3) With LeBron James in street clothes, Pacers pick up key win in push for playoffs. The Indiana Pacers were likely in the playoffs anyway, both because they’ve been playing well enough and because the Chicago Bulls are a mess. But nothing was secure, and the Pacers were heading into their toughest game left on the schedule Wednesday — the Cleveland Cavaliers. Then Tyronn Lue decided to rest LeBron Wednesday, and with that the Pacers tore apart the Cavs defense shooting 56.3 percent for the game, scoring 70 points in the first half, and going on to win 123-109. Solomon Hill was knocking down threes, and Paul George dropped 29 points.

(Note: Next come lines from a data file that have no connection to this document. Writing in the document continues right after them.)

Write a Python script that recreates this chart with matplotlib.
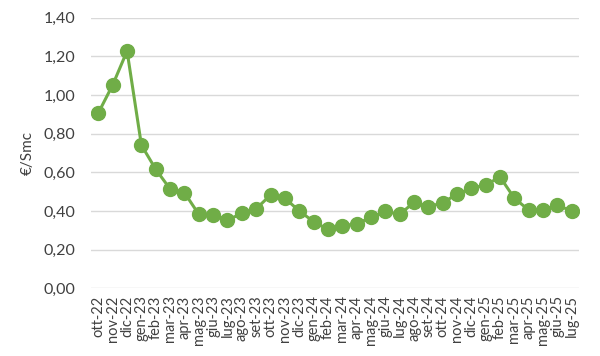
import matplotlib
matplotlib.use("Agg")
import matplotlib.pyplot as plt
from matplotlib.ticker import FuncFormatter

plt.rcParams["font.family"] = ["Lato", "DejaVu Sans"]

GREEN = "#70AD47"
GRID = "#D9D9D9"
TEXT = "#404040"

months = [
    "ott-22", "nov-22", "dic-22", "gen-23", "feb-23", "mar-23", "apr-23",
    "mag-23", "giu-23", "lug-23", "ago-23", "set-23", "ott-23", "nov-23",
    "dic-23", "gen-24", "feb-24", "mar-24", "apr-24", "mag-24", "giu-24",
    "lug-24", "ago-24", "set-24", "ott-24", "nov-24", "dic-24", "gen-25",
    "feb-25", "mar-25", "apr-25", "mag-25", "giu-25", "lug-25",
]
prices = [
    0.908, 1.053, 1.228, 0.741, 0.616, 0.514, 0.495,
    0.383, 0.381, 0.353, 0.388, 0.412, 0.483, 0.466,
    0.401, 0.345, 0.305, 0.324, 0.334, 0.367, 0.398,
    0.383, 0.445, 0.422, 0.443, 0.488, 0.517, 0.536,
    0.576, 0.466, 0.405, 0.407, 0.429, 0.401,
]
yticks = [0.0, 0.2, 0.4, 0.6, 0.8, 1.0, 1.2, 1.4]

fig = plt.figure(figsize=(6, 3.56), dpi=100)
ax = fig.add_axes([0.152, 0.190, 0.813, 0.760])

x = list(range(len(months)))
ax.plot(x, prices, color=GREEN, linewidth=2.2, marker="o", markersize=10,
        markerfacecolor=GREEN, markeredgecolor=GREEN, zorder=3)

ax.set_xlim(-0.5, len(months) - 0.5)
ax.set_ylim(0, 1.4)
ax.set_yticks(yticks)
ax.yaxis.set_major_formatter(FuncFormatter(lambda v, _: f"{v:.2f}".replace(".", ",")))
ax.set_xticks(x)
ax.set_xticklabels(months, rotation=90)

ax.grid(axis="y", color=GRID, linewidth=1)
ax.set_axisbelow(True)
for s in ax.spines.values():
    s.set_visible(False)
ax.tick_params(axis="both", length=0, colors=TEXT)
ax.tick_params(axis="y", labelsize=11.5, pad=11.5)
ax.tick_params(axis="x", labelsize=10.5, pad=5)

ax.set_ylabel("€/Smc", fontsize=11, color=TEXT, labelpad=6)

fig.savefig("out.png", dpi=100, facecolor="white")
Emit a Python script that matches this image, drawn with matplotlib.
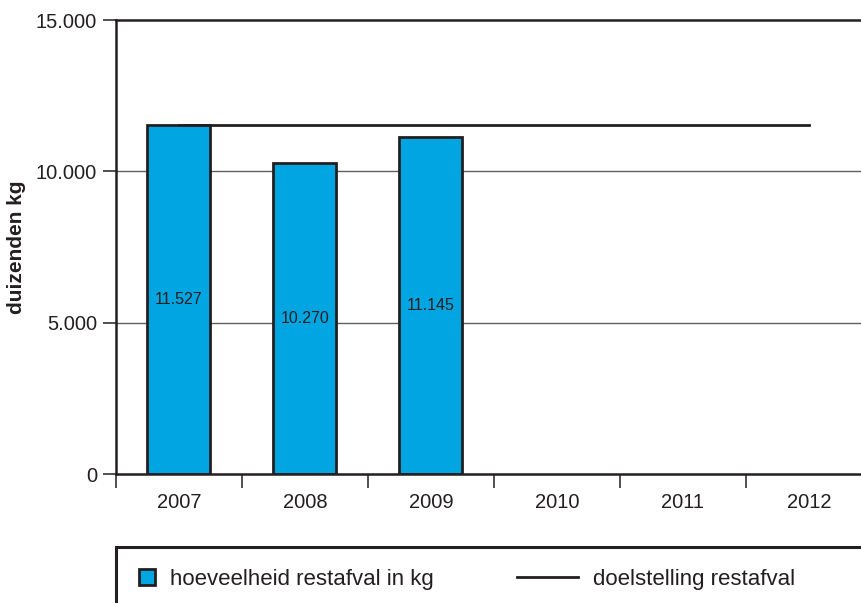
import numpy as np
import matplotlib
matplotlib.use("Agg")
import matplotlib.pyplot as plt
from matplotlib.patches import Patch, Rectangle
from matplotlib.lines import Line2D

plt.rcParams['font.family'] = ['Liberation Sans', 'DejaVu Sans']

# === Données ===
jaren = ["2007", "2008", "2009", "2010", "2011", "2012"]
restafval = [11527, 10270, 11145]          # duizenden kg
labels_restafval = ["11.527", "10.270", "11.145"]
doelstelling = [11527, 11527, 11527, 11527, 11527, 11527]
y_ticks = [0, 5000, 10000, 15000]
y_ticklabels = ["0", "5.000", "10.000", "15.000"]

blauw = "#00a5e1"
donker = "#231f20"

fig = plt.figure(figsize=(8.62, 6.03), dpi=100)
ax = fig.add_axes([116/862, 1 - 474/603, 756/862, 454/603])

x = np.arange(len(jaren))
xb = x[:len(restafval)]

# rasterlijnen
for yv in y_ticks[1:3]:
    ax.axhline(yv, color="#5f5f5f", lw=1.0, zorder=0)

ax.bar(xb, restafval, width=0.5, color=blauw, edgecolor=donker, linewidth=2, zorder=2)
ax.plot(x, doelstelling, color=donker, lw=2, zorder=3)

for xi, v, lab in zip(xb, restafval, labels_restafval):
    ax.text(xi, v / 2, lab, ha="center", va="center", fontsize=11.5, color=donker, zorder=4)

ax.set_xlim(-0.5, 5.5)
ax.set_ylim(0, 15000)

ax.set_xticks(x)
ax.set_xticklabels(jaren, fontsize=14.5, color=donker)
ax.set_xticks(np.arange(-0.5, 6.0, 1.0), minor=True)
ax.tick_params(axis="x", which="major", length=0, pad=14)
ax.tick_params(axis="x", which="minor", length=10, width=1.1, color=donker, direction="out")

ax.set_yticks(y_ticks)
ax.set_yticklabels(y_ticklabels, fontsize=14.5, color=donker)
ax.tick_params(axis="y", length=9.5, width=1.1, color=donker, pad=4, direction="out")

for s in ["left", "bottom", "top"]:
    ax.spines[s].set_color(donker)
    ax.spines[s].set_linewidth(1.8)
ax.spines["right"].set_visible(False)

ax.set_ylabel("duizenden kg", fontsize=15, fontweight="bold", color=donker)
ax.yaxis.set_label_coords(-90/756, 0.5)

# === Legenda ===
fig.patches.append(Rectangle((116/862, -0.1), 0.9, 1 - 547/603 + 0.1,
                             transform=fig.transFigure, fill=False,
                             edgecolor=donker, linewidth=2.2))

fs = 16
em = fs * 100 / 72
h1 = Patch(facecolor=blauw, edgecolor=donker, linewidth=2)
fig.legend(handles=[h1], labels=["hoeveelheid restafval in kg"], loc="center left",
           bbox_to_anchor=(139/862, 1 - 579/603), frameon=False, fontsize=fs,
           handlelength=16/em, handleheight=16/em, handletextpad=15/em,
           borderpad=0, borderaxespad=0, labelcolor=donker)
h2 = Line2D([0], [0], color=donker, lw=2)
fig.legend(handles=[h2], labels=["doelstelling restafval"], loc="center left",
           bbox_to_anchor=(517/862, 1 - 579/603), frameon=False, fontsize=fs,
           handlelength=61/em, handletextpad=15/em,
           borderpad=0, borderaxespad=0, labelcolor=donker)

fig.savefig("out.png", dpi=100)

4) Enes Kanter making Sixth Man of Year push, puts up 30 and 20 on Portland. The Portland Trail Blazers got what they wanted: A 120-115 win against Oklahoma City that made it official, the Blazers are in the playoffs. They are the current five seed, and if they can hold that spot they face the Clippers in the first round.
That’s not what we’re focusing on: Oklahoma City’s Enes Kanter had 33 points (on 18 shots) and 20 rebounds, to become the first 30-20 man in Thunder history. Kanter has to be a serious consideration for Sixth Man of the Year, as Dan Feldman and I discussed in the latest PBT Podcast. He’s averaging 12.8 points and 8.1 rebounds a game off the bench, and while his defense is an issue who else are you going to vote for that is a defensive stopper for the award, Jamal Crawford?
5) For the third consecutive year, Lakers set a franchise record for most losses. This season in Los Angeles was about the Kobe Bryant farewell tour and seasoning young players. It was never about wins and losses. Still, for a proud franchise, this is ugly — for the third consecutive year, the Lakers set a franchise record for most losses in a season after falling to the Clippers 91-81 on Wednesday.
The silver lining? The Lakers are now basically locked into the second-worst record in the NBA, which means they will have a 56 percent chance of keeping their pick in the June draft (if it is in the Top 3 they keep it, four or later and it goes to the Sixers as a remnant of the Steve Nash trade).